Sobre as consequências de um triunfo da ED no dia 28, Chirio vê o risco de um aumento da violência contra membros das comunidades que foram apontadas pelo candidato como sendo parte de uma lista de inimigos a serem neutralizados pelo bem da nação. “Se Bolsonaro for eleito, o que é provável, isto terá em primeiro lugar como consequência a liberação da violência social e política contra [adversários da parte] daqueles que o deram apoio. Há o risco de linchamento de pessoas homosexuais, e de assassinatos políticos…”, opina.

Um roteiro que começa à se desenrolar nas ruas do país em diversas regiões, de acordo com a mídia nacional

O que preocuparia ainda mais numa tal hipótese seria a mansuetude das autoridades na repressão e punição desses atos. ” Podemos temer que esta violência não seja reprimida pelo Estado posto que será perpetrada pelos partidários do novo presidente”, projeta Chirio.

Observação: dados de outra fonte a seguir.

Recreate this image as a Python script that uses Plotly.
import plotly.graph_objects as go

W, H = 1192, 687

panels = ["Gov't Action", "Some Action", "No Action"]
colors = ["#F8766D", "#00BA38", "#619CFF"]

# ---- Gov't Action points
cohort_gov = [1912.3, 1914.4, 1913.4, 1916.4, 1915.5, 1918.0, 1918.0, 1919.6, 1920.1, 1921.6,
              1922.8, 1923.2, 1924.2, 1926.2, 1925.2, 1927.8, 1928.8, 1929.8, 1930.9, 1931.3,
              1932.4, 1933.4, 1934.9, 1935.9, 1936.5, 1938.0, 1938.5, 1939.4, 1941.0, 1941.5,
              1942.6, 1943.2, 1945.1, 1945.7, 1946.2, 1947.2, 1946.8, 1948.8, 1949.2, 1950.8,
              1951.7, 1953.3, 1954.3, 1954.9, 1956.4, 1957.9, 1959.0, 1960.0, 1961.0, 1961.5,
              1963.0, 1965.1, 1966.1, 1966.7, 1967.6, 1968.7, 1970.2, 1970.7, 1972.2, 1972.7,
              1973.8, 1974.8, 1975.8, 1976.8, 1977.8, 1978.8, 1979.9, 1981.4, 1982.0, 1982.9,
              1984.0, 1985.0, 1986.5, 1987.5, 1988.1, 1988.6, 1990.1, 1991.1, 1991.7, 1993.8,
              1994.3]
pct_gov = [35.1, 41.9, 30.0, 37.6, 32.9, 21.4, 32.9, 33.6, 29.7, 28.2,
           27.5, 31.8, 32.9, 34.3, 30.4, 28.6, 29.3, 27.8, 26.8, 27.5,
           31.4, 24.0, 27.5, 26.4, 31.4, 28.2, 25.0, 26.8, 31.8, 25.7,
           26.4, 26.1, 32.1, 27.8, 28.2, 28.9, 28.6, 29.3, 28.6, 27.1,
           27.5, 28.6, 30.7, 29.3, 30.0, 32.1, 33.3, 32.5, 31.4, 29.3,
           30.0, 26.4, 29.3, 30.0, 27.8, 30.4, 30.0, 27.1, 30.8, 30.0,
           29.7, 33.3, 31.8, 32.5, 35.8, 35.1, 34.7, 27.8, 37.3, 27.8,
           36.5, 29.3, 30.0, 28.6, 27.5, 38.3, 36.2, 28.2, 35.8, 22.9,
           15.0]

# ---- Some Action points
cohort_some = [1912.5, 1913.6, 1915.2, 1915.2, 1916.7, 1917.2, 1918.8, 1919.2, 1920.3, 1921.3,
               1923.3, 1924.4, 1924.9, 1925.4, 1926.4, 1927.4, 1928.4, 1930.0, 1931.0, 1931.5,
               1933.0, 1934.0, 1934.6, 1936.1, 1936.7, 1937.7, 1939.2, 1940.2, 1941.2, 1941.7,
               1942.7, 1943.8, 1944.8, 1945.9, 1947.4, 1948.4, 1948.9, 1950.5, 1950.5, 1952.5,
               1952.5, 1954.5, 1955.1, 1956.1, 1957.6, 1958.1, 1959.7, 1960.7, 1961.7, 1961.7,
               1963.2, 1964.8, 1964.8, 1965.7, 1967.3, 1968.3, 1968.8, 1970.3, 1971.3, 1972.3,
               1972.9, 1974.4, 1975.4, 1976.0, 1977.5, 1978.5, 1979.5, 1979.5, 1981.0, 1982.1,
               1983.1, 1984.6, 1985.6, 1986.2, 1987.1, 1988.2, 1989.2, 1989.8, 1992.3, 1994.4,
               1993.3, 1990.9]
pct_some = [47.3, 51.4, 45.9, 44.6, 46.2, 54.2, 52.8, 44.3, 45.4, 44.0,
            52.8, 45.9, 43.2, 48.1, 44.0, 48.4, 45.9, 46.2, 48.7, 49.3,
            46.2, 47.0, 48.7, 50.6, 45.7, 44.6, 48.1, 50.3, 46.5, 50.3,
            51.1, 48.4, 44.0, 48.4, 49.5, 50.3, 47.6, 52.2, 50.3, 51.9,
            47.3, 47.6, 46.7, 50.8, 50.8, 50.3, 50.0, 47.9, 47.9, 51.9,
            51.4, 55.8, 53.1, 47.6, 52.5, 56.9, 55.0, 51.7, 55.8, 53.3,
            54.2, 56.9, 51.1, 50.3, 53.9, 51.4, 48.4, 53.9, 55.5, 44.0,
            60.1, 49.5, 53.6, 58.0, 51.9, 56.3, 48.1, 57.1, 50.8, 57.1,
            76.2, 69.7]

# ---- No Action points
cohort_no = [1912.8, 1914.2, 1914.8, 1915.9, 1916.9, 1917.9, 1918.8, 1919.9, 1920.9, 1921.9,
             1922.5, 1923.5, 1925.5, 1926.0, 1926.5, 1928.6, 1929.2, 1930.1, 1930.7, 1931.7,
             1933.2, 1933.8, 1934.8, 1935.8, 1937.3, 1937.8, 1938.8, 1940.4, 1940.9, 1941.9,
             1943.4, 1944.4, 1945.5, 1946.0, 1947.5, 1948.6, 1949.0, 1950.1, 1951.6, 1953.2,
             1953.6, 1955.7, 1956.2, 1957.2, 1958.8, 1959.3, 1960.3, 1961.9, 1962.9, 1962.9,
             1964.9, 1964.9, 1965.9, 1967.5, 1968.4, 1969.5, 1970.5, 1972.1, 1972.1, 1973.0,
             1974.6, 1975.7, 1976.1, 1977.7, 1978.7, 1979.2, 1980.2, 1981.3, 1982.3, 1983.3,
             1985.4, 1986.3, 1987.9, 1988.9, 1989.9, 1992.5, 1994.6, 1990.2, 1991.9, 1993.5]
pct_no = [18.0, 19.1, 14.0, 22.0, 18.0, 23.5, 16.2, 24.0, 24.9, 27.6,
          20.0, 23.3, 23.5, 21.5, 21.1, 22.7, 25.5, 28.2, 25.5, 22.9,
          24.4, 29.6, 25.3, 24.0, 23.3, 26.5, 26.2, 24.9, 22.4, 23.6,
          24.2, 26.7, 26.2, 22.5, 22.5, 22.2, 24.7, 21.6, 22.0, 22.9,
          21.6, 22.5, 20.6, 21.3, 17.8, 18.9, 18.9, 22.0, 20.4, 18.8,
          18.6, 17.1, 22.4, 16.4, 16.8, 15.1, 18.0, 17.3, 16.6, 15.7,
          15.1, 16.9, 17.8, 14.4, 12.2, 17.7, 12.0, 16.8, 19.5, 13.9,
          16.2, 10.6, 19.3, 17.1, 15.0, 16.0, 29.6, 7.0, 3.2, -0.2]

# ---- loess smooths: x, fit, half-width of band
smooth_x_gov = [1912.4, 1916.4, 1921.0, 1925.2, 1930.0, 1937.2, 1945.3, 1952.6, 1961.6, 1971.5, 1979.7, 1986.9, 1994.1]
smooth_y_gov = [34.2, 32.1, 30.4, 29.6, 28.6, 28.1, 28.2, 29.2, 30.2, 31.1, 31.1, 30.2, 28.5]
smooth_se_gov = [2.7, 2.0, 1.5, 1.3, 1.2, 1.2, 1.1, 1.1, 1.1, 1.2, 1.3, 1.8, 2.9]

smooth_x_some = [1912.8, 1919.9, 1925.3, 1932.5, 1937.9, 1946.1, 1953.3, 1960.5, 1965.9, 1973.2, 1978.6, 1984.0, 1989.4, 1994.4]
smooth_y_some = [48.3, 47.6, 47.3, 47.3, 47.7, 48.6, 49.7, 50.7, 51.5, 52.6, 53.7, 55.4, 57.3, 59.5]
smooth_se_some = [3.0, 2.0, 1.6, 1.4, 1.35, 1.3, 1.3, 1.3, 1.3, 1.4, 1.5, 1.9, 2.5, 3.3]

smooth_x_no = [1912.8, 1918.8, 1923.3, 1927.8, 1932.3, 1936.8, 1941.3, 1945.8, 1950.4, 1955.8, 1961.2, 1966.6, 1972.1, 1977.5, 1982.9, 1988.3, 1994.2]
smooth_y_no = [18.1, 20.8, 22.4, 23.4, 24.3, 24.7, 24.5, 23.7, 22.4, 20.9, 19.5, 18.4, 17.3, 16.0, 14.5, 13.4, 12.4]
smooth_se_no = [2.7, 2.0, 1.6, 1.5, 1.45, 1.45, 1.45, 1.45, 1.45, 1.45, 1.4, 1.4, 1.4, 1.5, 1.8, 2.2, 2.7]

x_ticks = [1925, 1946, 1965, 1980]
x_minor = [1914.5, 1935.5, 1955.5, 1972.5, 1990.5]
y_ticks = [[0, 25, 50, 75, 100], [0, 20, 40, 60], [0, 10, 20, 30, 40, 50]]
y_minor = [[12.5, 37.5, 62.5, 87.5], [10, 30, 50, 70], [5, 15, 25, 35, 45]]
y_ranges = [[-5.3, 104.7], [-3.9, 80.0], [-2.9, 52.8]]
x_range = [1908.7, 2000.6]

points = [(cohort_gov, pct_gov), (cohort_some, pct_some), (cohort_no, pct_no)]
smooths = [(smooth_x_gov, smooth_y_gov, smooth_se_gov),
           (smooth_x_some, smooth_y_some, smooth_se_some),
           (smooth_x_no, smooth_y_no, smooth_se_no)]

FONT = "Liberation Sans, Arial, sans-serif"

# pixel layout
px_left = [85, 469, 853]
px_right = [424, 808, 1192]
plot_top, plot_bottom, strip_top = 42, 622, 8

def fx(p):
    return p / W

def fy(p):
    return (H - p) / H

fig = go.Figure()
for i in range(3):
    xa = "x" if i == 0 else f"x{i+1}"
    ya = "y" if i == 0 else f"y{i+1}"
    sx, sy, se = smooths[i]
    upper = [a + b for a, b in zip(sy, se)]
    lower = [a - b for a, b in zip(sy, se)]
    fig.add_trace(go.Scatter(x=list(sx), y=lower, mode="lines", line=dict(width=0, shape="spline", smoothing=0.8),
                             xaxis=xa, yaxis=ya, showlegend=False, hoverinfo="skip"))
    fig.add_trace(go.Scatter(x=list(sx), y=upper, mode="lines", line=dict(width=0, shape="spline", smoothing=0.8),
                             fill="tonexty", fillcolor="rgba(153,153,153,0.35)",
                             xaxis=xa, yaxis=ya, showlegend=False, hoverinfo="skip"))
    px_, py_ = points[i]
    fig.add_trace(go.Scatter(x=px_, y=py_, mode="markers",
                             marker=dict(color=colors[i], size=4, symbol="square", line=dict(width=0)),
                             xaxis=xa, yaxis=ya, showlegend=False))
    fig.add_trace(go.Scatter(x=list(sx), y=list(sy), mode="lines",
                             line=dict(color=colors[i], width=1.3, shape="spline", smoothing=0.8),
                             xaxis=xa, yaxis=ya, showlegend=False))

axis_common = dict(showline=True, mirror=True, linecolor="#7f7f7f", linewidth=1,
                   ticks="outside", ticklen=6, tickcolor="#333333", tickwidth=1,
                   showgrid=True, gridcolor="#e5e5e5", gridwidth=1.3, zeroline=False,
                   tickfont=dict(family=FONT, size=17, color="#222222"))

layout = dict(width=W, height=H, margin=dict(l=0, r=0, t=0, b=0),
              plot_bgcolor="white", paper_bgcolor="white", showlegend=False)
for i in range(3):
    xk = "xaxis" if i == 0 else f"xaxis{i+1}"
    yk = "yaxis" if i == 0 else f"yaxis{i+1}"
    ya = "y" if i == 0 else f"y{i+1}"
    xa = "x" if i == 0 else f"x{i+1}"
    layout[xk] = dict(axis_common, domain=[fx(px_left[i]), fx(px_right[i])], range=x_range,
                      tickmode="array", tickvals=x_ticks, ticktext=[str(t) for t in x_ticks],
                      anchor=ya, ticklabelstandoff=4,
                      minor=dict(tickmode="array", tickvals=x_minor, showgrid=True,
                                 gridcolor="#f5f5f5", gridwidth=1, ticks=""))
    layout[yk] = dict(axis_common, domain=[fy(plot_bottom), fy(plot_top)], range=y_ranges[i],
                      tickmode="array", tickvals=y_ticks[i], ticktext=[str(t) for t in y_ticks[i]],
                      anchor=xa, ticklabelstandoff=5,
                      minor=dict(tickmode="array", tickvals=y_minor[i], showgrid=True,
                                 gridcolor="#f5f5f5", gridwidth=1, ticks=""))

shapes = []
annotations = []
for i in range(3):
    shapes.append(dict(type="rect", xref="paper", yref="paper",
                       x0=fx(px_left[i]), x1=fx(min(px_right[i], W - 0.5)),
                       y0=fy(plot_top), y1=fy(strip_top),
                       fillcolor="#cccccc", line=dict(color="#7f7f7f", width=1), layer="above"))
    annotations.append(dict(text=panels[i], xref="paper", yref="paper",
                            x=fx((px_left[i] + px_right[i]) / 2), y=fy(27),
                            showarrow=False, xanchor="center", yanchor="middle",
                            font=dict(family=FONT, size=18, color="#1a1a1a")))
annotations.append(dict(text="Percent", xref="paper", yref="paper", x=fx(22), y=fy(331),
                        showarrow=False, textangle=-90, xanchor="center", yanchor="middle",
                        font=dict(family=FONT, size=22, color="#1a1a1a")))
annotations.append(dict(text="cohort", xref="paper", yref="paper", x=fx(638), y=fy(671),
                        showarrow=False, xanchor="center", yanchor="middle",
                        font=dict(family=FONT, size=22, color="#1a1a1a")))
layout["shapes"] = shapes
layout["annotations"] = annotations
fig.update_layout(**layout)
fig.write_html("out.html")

De uma forma geral, Maud Chirio vê uma situação de recuo das liberdades políticas e individuais no pais, em caso de vitória de Jair Bolsonaro. ” […] Sera um regime sem complexos em ter recurso na violência e na repressão. Isto será reivindicado [por uma presidência Bolsonaro]. Nós assistimos, ao vivo, a fascização do Brasil”, decreta.